### Problem requirements
Repeat word for word the lines from the top of the records through the line containing "sx, sy = 377 / 6, 211 / 6", and skip the pictures.

——

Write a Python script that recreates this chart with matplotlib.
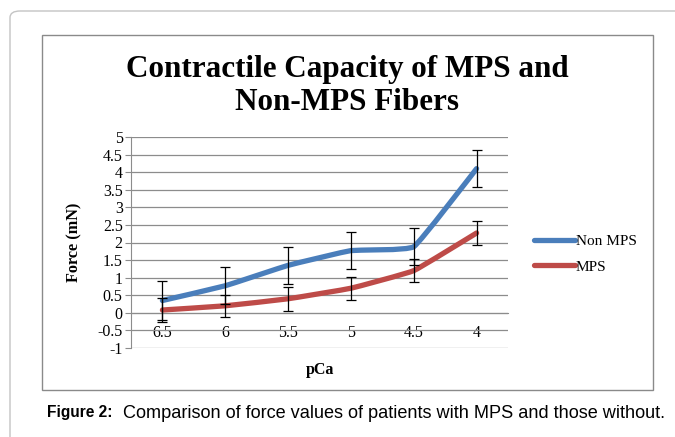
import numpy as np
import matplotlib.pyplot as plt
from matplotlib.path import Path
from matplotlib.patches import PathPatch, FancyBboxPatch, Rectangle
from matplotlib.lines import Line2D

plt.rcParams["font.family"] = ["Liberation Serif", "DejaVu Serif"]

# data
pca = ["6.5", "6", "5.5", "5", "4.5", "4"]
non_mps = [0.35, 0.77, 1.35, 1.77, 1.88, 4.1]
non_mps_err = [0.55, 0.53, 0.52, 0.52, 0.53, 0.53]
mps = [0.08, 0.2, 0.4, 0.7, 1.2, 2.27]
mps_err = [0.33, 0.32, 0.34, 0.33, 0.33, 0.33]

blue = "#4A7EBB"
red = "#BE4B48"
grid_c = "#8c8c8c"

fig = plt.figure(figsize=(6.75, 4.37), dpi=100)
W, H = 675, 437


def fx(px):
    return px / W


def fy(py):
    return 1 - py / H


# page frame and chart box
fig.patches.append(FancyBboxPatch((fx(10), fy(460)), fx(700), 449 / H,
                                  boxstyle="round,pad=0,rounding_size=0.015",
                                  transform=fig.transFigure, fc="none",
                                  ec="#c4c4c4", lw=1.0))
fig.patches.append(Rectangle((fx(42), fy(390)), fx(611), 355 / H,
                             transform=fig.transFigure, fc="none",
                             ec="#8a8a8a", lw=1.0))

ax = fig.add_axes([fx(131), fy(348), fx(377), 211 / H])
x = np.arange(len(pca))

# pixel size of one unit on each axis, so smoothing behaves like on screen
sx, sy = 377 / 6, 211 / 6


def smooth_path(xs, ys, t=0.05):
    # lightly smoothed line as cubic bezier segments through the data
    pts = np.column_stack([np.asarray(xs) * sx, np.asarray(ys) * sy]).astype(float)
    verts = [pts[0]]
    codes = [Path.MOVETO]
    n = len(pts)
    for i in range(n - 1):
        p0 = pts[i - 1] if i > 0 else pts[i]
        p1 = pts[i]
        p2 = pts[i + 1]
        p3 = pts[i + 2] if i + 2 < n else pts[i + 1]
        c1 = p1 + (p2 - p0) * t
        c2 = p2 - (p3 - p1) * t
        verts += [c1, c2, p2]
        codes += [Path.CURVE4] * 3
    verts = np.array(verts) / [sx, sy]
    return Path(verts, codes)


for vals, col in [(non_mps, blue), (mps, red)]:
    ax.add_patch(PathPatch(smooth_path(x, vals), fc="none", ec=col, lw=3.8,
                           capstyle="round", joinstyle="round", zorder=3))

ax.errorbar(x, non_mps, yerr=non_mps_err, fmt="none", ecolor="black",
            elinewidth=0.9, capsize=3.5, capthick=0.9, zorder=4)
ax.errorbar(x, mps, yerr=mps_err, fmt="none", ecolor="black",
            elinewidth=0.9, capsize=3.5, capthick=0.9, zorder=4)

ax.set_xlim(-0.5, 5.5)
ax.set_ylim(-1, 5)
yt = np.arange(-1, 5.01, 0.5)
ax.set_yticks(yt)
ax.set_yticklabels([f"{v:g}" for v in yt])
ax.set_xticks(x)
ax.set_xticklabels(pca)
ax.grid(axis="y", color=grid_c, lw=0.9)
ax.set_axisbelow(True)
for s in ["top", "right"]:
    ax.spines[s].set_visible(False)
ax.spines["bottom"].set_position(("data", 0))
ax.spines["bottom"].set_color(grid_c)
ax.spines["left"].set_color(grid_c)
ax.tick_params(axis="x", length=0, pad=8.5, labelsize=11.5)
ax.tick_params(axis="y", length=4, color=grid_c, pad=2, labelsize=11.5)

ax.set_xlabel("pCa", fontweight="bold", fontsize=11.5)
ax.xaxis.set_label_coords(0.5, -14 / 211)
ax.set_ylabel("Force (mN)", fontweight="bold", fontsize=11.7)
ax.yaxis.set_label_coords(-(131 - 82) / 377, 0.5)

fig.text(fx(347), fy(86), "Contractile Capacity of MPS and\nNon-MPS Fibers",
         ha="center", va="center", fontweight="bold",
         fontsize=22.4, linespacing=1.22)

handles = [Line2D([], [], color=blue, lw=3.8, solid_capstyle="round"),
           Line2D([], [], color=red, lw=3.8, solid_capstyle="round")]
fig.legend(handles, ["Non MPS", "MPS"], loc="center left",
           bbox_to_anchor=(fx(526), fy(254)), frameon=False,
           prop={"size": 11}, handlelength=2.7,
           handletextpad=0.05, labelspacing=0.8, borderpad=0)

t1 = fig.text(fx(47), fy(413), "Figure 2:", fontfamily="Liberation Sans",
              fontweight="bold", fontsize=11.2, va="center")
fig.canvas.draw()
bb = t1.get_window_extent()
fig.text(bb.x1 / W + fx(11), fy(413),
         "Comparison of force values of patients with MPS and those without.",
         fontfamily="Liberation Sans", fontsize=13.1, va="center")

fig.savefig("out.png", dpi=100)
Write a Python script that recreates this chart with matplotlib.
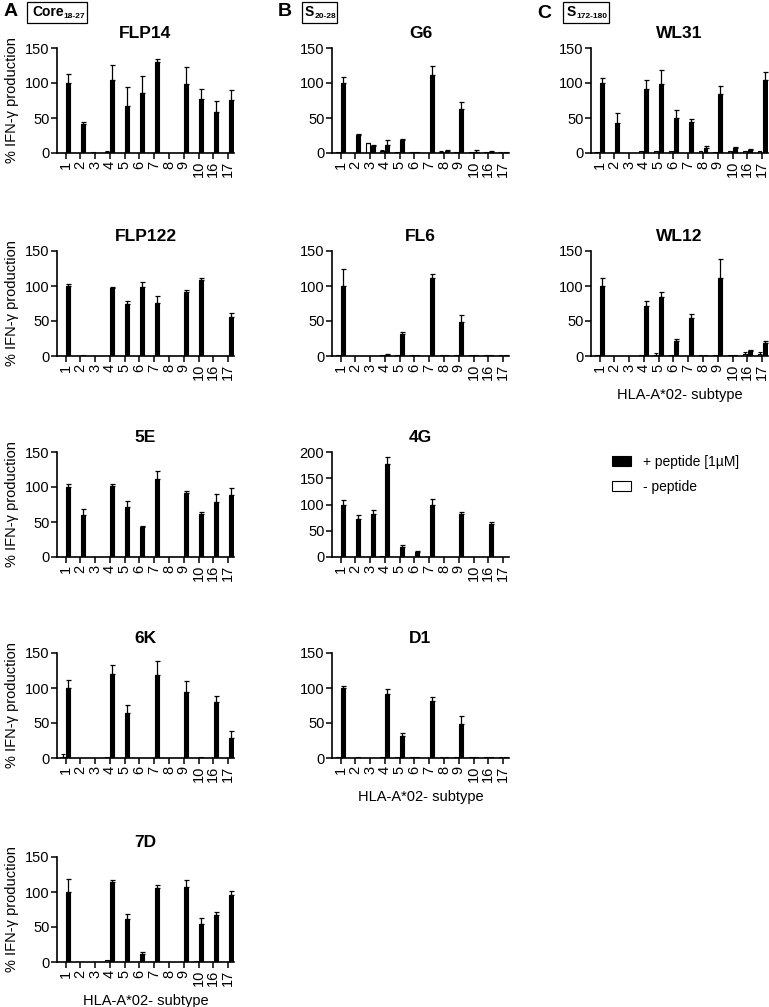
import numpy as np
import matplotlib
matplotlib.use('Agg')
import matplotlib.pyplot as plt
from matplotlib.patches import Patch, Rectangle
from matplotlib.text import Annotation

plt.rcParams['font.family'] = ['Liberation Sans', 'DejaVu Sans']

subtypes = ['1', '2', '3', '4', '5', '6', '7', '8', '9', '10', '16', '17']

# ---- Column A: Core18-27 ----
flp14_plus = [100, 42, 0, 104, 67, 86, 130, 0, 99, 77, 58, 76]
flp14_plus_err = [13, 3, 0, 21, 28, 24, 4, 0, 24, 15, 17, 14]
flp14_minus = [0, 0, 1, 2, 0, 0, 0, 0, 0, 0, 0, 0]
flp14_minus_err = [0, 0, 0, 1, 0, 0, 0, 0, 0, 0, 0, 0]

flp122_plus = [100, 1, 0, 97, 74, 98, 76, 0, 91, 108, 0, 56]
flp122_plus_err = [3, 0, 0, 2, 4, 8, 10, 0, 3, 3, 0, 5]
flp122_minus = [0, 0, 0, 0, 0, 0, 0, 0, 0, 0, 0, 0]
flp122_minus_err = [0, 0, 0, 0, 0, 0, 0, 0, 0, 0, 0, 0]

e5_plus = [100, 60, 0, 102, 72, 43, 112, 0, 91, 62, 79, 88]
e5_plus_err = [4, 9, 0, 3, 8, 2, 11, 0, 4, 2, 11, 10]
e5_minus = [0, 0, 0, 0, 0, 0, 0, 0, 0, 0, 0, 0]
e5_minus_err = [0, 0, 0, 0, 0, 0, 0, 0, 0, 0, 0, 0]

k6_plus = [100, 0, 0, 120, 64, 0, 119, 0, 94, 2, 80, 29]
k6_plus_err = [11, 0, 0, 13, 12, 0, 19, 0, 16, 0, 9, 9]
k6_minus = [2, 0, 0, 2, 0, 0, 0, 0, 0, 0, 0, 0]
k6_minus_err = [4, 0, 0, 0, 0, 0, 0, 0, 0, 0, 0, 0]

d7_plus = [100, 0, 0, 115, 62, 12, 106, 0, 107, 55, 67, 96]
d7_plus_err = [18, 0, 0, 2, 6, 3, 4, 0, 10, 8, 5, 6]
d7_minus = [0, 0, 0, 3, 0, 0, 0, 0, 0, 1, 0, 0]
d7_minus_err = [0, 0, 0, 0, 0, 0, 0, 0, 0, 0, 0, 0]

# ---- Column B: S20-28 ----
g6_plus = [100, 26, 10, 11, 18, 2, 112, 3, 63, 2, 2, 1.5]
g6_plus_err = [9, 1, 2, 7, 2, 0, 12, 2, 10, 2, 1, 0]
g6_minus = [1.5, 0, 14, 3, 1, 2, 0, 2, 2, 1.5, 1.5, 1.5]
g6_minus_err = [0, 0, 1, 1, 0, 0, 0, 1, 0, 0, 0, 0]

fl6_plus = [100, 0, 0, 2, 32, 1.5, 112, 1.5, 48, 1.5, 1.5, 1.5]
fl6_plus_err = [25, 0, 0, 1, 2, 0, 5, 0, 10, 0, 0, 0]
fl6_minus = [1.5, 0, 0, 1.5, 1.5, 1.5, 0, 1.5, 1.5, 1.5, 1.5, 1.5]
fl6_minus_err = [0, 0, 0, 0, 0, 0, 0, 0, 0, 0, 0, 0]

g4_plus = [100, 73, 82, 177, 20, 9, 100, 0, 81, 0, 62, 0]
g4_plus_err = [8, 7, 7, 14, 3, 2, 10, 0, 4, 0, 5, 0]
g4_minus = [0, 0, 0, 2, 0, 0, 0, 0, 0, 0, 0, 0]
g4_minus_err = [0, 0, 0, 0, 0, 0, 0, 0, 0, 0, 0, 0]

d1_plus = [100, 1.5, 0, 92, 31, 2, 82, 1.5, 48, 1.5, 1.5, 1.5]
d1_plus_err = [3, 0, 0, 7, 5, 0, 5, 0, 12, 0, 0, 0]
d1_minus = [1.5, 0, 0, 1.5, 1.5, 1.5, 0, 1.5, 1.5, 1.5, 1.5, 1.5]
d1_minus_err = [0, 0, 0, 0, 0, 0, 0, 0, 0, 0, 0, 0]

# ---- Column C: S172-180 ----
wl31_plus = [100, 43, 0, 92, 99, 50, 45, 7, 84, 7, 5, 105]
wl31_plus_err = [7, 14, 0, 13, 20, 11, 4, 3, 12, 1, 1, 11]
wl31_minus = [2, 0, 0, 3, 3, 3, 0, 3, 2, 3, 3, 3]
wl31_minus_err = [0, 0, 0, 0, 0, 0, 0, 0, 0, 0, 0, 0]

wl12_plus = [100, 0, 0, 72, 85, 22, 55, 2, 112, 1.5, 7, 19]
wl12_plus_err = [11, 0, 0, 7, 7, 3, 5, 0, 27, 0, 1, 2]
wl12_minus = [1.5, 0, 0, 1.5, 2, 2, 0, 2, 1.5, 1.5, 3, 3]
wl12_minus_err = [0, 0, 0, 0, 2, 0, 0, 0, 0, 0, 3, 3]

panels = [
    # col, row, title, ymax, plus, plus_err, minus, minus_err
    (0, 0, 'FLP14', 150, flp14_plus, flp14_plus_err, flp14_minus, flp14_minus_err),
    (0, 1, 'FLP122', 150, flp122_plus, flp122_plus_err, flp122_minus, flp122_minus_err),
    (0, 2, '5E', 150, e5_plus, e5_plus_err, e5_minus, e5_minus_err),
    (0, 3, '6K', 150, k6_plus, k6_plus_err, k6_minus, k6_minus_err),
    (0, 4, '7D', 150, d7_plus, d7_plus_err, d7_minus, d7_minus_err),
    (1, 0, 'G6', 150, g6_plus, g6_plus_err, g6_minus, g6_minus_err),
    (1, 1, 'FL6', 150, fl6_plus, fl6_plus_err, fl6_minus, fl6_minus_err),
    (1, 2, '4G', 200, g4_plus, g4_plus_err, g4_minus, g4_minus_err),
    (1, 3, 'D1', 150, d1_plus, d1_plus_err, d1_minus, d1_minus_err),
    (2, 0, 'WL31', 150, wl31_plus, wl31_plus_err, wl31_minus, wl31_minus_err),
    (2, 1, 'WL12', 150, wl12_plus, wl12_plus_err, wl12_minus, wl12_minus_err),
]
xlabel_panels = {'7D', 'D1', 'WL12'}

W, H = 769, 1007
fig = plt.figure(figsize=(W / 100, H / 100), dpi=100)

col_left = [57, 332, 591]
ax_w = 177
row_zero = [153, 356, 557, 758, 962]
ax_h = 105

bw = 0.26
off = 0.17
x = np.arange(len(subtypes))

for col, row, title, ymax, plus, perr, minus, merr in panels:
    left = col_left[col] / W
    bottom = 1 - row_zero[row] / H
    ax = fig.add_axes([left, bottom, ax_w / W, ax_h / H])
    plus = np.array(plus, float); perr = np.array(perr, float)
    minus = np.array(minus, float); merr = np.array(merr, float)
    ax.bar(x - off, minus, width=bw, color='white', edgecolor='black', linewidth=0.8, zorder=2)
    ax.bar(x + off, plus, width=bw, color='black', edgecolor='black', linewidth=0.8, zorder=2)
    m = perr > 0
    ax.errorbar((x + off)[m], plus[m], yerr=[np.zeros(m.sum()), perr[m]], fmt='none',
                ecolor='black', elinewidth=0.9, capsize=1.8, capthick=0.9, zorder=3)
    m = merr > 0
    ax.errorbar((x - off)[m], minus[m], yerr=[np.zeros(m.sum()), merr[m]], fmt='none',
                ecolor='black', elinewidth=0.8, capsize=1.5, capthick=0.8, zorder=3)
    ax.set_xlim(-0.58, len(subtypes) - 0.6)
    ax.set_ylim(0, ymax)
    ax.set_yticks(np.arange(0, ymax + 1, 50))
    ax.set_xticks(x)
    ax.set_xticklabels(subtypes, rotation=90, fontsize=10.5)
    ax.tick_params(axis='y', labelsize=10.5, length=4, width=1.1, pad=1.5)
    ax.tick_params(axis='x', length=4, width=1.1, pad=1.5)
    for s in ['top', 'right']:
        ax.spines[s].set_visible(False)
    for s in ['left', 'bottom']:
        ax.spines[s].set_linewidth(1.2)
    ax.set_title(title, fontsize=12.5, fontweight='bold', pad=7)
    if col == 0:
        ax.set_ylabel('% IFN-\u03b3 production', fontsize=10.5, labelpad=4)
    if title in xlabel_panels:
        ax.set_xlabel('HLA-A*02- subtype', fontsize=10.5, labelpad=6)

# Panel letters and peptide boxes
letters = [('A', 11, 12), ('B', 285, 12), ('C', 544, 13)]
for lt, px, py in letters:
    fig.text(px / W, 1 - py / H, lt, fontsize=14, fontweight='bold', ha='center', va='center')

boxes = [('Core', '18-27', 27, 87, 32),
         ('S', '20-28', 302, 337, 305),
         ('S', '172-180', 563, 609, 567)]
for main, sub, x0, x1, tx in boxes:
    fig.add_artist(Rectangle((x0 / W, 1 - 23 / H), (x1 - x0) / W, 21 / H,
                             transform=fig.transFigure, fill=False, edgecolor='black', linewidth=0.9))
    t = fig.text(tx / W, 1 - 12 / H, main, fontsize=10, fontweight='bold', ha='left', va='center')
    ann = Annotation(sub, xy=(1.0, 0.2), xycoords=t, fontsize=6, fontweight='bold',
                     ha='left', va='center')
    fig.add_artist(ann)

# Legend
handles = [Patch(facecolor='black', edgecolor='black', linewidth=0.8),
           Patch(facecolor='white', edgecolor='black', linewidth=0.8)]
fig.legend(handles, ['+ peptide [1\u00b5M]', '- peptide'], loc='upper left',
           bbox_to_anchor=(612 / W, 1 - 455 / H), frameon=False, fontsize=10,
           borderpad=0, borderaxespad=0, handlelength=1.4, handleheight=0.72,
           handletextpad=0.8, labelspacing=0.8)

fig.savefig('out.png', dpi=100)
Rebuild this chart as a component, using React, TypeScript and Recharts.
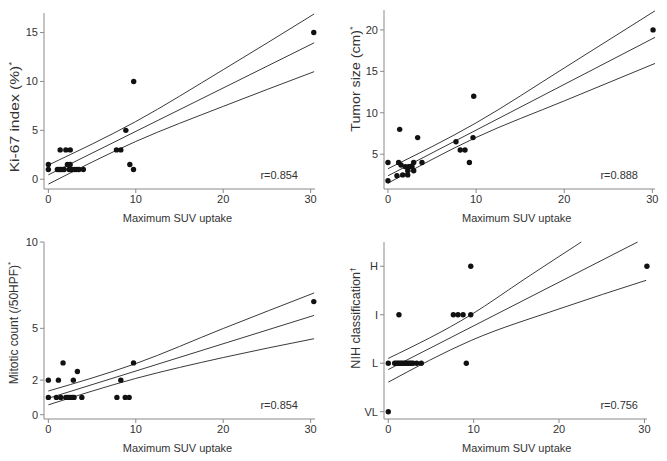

——

### Solution
Write a Python script that recreates this chart with matplotlib.
import numpy as np
import matplotlib.pyplot as plt
from matplotlib.path import Path
from matplotlib.patches import PathPatch, FancyBboxPatch, Rectangle
from matplotlib.lines import Line2D

plt.rcParams["font.family"] = ["Liberation Serif", "DejaVu Serif"]

# data
pca = ["6.5", "6", "5.5", "5", "4.5", "4"]
non_mps = [0.35, 0.77, 1.35, 1.77, 1.88, 4.1]
non_mps_err = [0.55, 0.53, 0.52, 0.52, 0.53, 0.53]
mps = [0.08, 0.2, 0.4, 0.7, 1.2, 2.27]
mps_err = [0.33, 0.32, 0.34, 0.33, 0.33, 0.33]

blue = "#4A7EBB"
red = "#BE4B48"
grid_c = "#8c8c8c"

fig = plt.figure(figsize=(6.75, 4.37), dpi=100)
W, H = 675, 437


def fx(px):
    return px / W


def fy(py):
    return 1 - py / H


# page frame and chart box
fig.patches.append(FancyBboxPatch((fx(10), fy(460)), fx(700), 449 / H,
                                  boxstyle="round,pad=0,rounding_size=0.015",
                                  transform=fig.transFigure, fc="none",
                                  ec="#c4c4c4", lw=1.0))
fig.patches.append(Rectangle((fx(42), fy(390)), fx(611), 355 / H,
                             transform=fig.transFigure, fc="none",
                             ec="#8a8a8a", lw=1.0))

ax = fig.add_axes([fx(131), fy(348), fx(377), 211 / H])
x = np.arange(len(pca))

# pixel size of one unit on each axis, so smoothing behaves like on screen
sx, sy = 377 / 6, 211 / 6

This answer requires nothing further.